In the 18th Century the Chinese started to use it recreationally, smoking it with tobacco, causing widespread addiction, leading the Chinese Emperor to issue edicts banning the sale of opium, the first in 1729. The Company issued orders to its own ships’ commanders not to carry it to China, but the edict was largely ignored in China, where millions became addicted, with private traders and smugglers profiting.

The Company’s opium business in India consequently grew rapidly with The Company able to distance itself from direct involvement and sadly to stick its moral head in the sand.
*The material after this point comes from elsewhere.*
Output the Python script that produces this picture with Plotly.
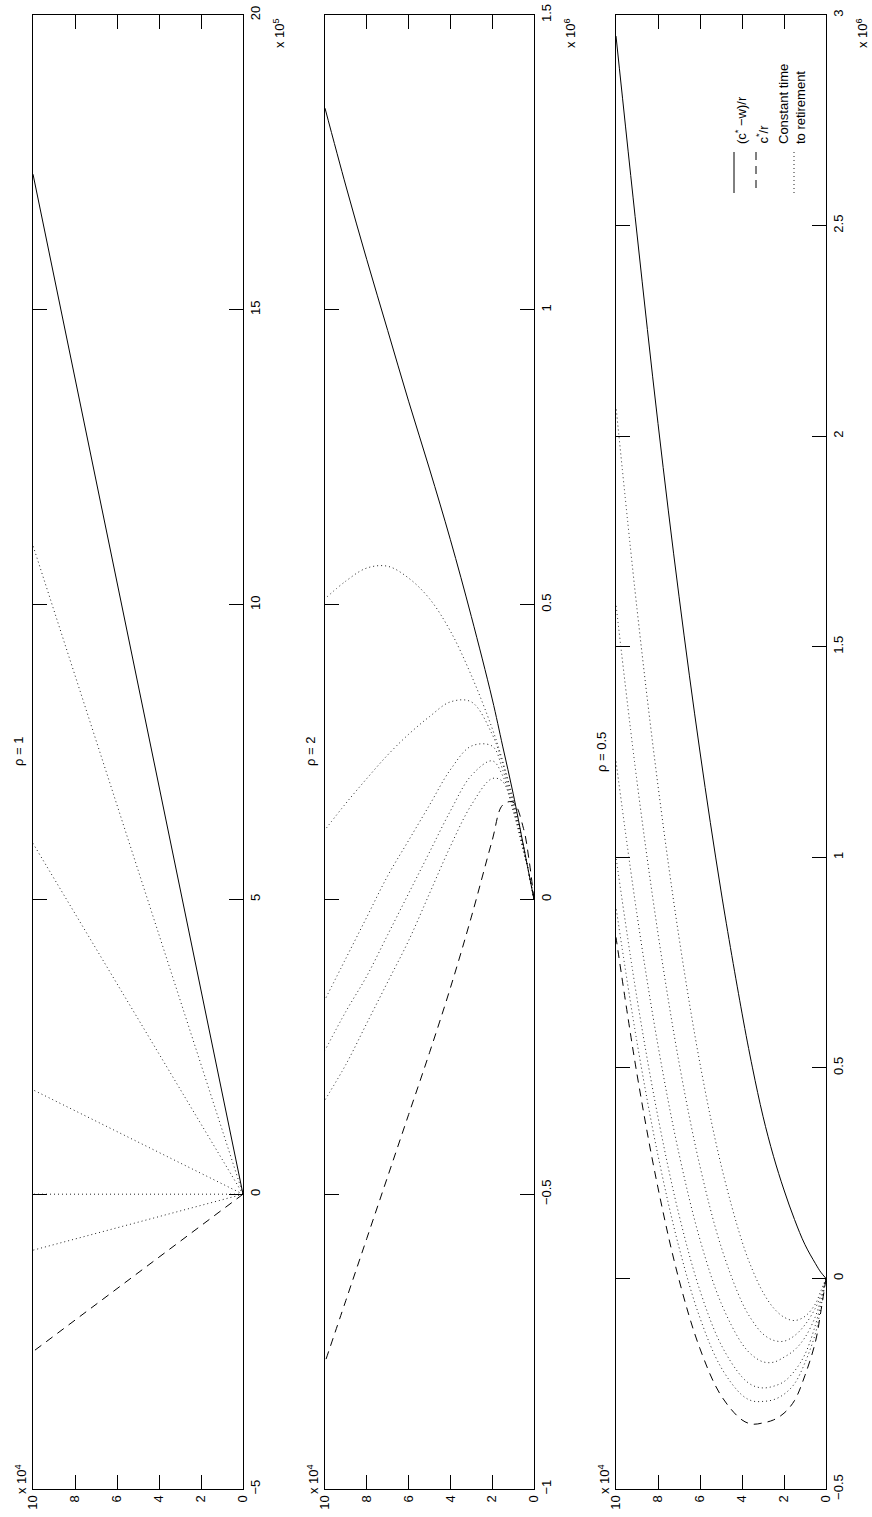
import plotly.graph_objects as go

# ---------------- data (c in units of 1e4; values in axis units) ----------------
# Panel rho = 1 (values x 1e5) -- straight lines through origin
r1_c = [0, 10]
r1_solid = [0, 17.3]
r1_dashed = [0, -2.67]
r1_dotted = [
    [0, -0.95],
    [0, 0.0],
    [0, 1.77],
    [0, 5.95],
    [0, 11.0],
]

# Panel rho = 2 (values x 1e6)
r2_c = [0, 0.25, 0.5, 1, 1.5, 2, 3, 4, 5, 6, 7, 8, 9, 10]
r2_solid = [0, 0.045, 0.09, 0.18, 0.26, 0.34, 0.48, 0.61, 0.73, 0.845, 0.965, 1.085, 1.21, 1.342]
r2_dashed = [0, 0.07, 0.12, 0.165, 0.16, 0.10, -0.03, -0.15, -0.26, -0.365, -0.47, -0.575, -0.68, -0.785]
r2_dotted = [
    [0, 0.045, 0.09, 0.17, 0.235, 0.29, 0.38, 0.455, 0.51, 0.545, 0.565, 0.562, 0.54, 0.51],
    [0, 0.045, 0.09, 0.165, 0.23, 0.28, 0.335, 0.335, 0.31, 0.28, 0.245, 0.205, 0.163, 0.118],
    [0, 0.045, 0.085, 0.16, 0.22, 0.26, 0.26, 0.22, 0.16, 0.10, 0.04, -0.03, -0.10, -0.17],
    [0, 0.045, 0.085, 0.155, 0.21, 0.235, 0.21, 0.15, 0.08, 0.01, -0.06, -0.13, -0.19, -0.256],
    [0, 0.045, 0.08, 0.15, 0.20, 0.205, 0.16, 0.09, 0.01, -0.07, -0.14, -0.21, -0.28, -0.34],
]

# Panel rho = 0.5 (values x 1e6)
r3_c = [0, 0.25, 0.5, 1, 1.5, 2, 2.5, 3, 3.5, 4, 5, 6, 7, 8, 9, 10]
r3_solid = [0, 0.015, 0.035, 0.08, 0.14, 0.21, 0.29, 0.385, 0.50, 0.63, 0.92, 1.25, 1.62, 2.03, 2.48, 2.95]
r3_dashed = [0, -0.08, -0.15, -0.23, -0.29, -0.32, -0.336, -0.343, -0.346, -0.336, -0.278, -0.167,
             -0.003, 0.215, 0.485, 0.81]
r3_dotted = [
    [0, -0.03, -0.06, -0.09, -0.10, -0.092, -0.07, -0.033, 0.02, 0.088, 0.27, 0.51, 0.81, 1.17, 1.59, 2.07],
    [0, -0.04, -0.07, -0.11, -0.136, -0.149, -0.147, -0.132, -0.101, -0.057, 0.076, 0.266, 0.513, 0.819, 1.18, 1.60],
    [0, -0.05, -0.09, -0.14, -0.17, -0.187, -0.199, -0.198, -0.183, -0.155, -0.058, 0.092, 0.296, 0.553, 0.864, 1.228],
    [0, -0.06, -0.11, -0.18, -0.22, -0.245, -0.256, -0.26, -0.254, -0.234, -0.157, -0.029, 0.151, 0.383, 0.665, 1.0],
    [0, -0.07, -0.13, -0.20, -0.25, -0.275, -0.288, -0.292, -0.291, -0.277, -0.211, -0.094, 0.074, 0.292, 0.561, 0.881],
]

titles = ["ρ = 1", "ρ = 2", "ρ = 0.5"]
yranges = [[-5, 20], [-1, 1.5], [-0.5, 3]]
ytickvals = [[-5, 0, 5, 10, 15, 20], [-1, -0.5, 0, 0.5, 1, 1.5], [-0.5, 0, 0.5, 1, 1.5, 2, 2.5, 3]]
yticktext = [["−5", "0", "5", "10", "15", "20"],
             ["−1", "−0.5", "0", "0.5", "1", "1.5"],
             ["−0.5", "0", "0.5", "1", "1.5", "2", "2.5", "3"]]
xtickvals = [0, 2, 4, 6, 8, 10]
xticktext = ["0", "2", "4", "6", "8", "10"]
yexps = ["5", "6", "6"]

FONT = "Liberation Sans, Arial, sans-serif"
FS = 13
W, H = 872, 1517
panels_px = [(33, 243), (325, 534), (616, 826)]
top_px, bot_px = 15, 1489

fig = go.Figure()

panel_data = [
    (r1_c, r1_solid, r1_dashed, r1_dotted),
    (r2_c, r2_solid, r2_dashed, r2_dotted),
    (r3_c, r3_solid, r3_dashed, r3_dotted),
]

for i, (cc, sol, dsh, dots) in enumerate(panel_data):
    xa = "x" if i == 0 else f"x{i+1}"
    ya = "y" if i == 0 else f"y{i+1}"
    for d in dots:
        fig.add_trace(go.Scatter(x=cc, y=d, mode="lines", xaxis=xa, yaxis=ya,
                                 line=dict(color="#222", width=1, dash="1px,3px", shape="spline"),
                                 showlegend=False, hoverinfo="skip"))
    fig.add_trace(go.Scatter(x=cc, y=dsh, mode="lines", xaxis=xa, yaxis=ya,
                             line=dict(color="black", width=1, dash="8px,6px", shape="spline"),
                             showlegend=False, hoverinfo="skip"))
    fig.add_trace(go.Scatter(x=cc, y=sol, mode="lines", xaxis=xa, yaxis=ya,
                             line=dict(color="black", width=1, shape="spline"),
                             showlegend=False, hoverinfo="skip"))

layout = dict(width=W, height=H, margin=dict(l=0, r=0, t=0, b=0, autoexpand=False),
              paper_bgcolor="white", plot_bgcolor="white", showlegend=False,
              font=dict(family=FONT, size=FS, color="black"))
annotations = []
shapes = []
ydom = [1 - bot_px / H, 1 - top_px / H]
for i in range(3):
    sfx = "" if i == 0 else str(i + 1)
    x0, x1 = panels_px[i]
    layout["xaxis" + sfx] = dict(
        domain=[x0 / W, x1 / W], anchor="y" + sfx, range=[10, 0],
        tickvals=xtickvals, ticktext=xticktext, tickangle=-90,
        ticks="inside", ticklen=14, tickcolor="black", tickwidth=1,
        showline=True, linecolor="black", linewidth=1, mirror="ticks",
        showgrid=False, zeroline=False, automargin=False,
        tickfont=dict(size=FS, family=FONT))
    layout["yaxis" + sfx] = dict(
        domain=ydom, anchor="x" + sfx, side="right", range=yranges[i],
        tickvals=ytickvals[i], ticktext=yticktext[i], tickangle=-90,
        ticks="inside", ticklen=14, tickcolor="black", tickwidth=1,
        showline=True, linecolor="black", linewidth=1, mirror="ticks",
        showgrid=False, zeroline=False, automargin=False,
        tickfont=dict(size=FS, family=FONT))
    # title (rotated)
    annotations.append(dict(text=titles[i], textangle=-90, xref="paper", yref="paper",
                            x=(x0 - 15) / W, y=1 - 752 / H, showarrow=False,
                            xanchor="center", yanchor="middle",
                            font=dict(size=FS, family=FONT)))
    # exponent labels
    annotations.append(dict(text="x 10<sup>4</sup>", textangle=-90, xref="paper", yref="paper",
                            x=(x0 - 12) / W, y=1 - 1496 / H, showarrow=False,
                            xanchor="center", yanchor="bottom",
                            font=dict(size=FS, family=FONT)))
    annotations.append(dict(text="x 10<sup>%s</sup>" % yexps[i], textangle=-90, xref="paper", yref="paper",
                            x=(x1 + 36) / W, y=1 - 16 / H, showarrow=False,
                            xanchor="center", yanchor="top",
                            font=dict(size=FS, family=FONT)))

# legend for the third panel (rotated, drawn manually)
leg = [("(c<sup>*</sup> −w)/r", 741), ("c<sup>*</sup>/r", 762),
       ("Constant time<br>to retirement", 792)]
for txt, xp in leg:
    annotations.append(dict(text=txt, textangle=-90, xref="paper", yref="paper",
                            x=xp / W, y=1 - 146 / H, yanchor="bottom", xanchor="center",
                            showarrow=False, align="left",
                            font=dict(size=FS, family=FONT)))
shapes.append(dict(type="line", xref="paper", yref="paper", x0=734 / W, x1=734 / W,
                   y0=1 - 152 / H, y1=1 - 193 / H, line=dict(color="black", width=1)))
shapes.append(dict(type="line", xref="paper", yref="paper", x0=756 / W, x1=756 / W,
                   y0=1 - 152 / H, y1=1 - 193 / H, line=dict(color="black", width=1, dash="8px,6px")))
shapes.append(dict(type="line", xref="paper", yref="paper", x0=794 / W, x1=794 / W,
                   y0=1 - 152 / H, y1=1 - 193 / H, line=dict(color="#222", width=1, dash="1px,3px")))

layout["annotations"] = annotations
layout["shapes"] = shapes
fig.update_layout(**layout)
fig.write_html("out.html")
It was motivated by needing silver to buy tea from the Chinese who had a net trade surplus with Europe from porcelain, silks and tea.

By the 1830s, the Company was shipping vast amounts of opium into the free trade region of Canton and then selling to Chinese smugglers. The Emperor petitioned The Company and directly to Queen Victoria, but to no avail.

Further edicts were issued banning opium completely in 1837, with capital punishment for those involved. Opium was seized and destroyed, which was too much for The Company, who advised London that force was needed in response. Ultimately it was the British Government that sent a naval force and defeated the Chinese. The resulting Treaty of Nanking of 1842, forced China to cede Hong Kong to the British and establish a series of ‘treaty ports’ including Shanghai, alongside huge financial compensation.

In some ways, the opium story is a microcosm of The East India Company story as whole over over its 250 years. What started with genuine intent to trade in a legitimate market was overtaken by the obviously more powerful motivation of greed. The complicity in aiding the opium addiction of millions of Chinese and the legacy of opium production in the old colonies is a painful one for Britain as a nation.

Now reborn, The East India Company of the 21st century has no such connections to the imperial past. It exists to inspire a new generation with only the best intentions of those original curious and intrepid pioneers.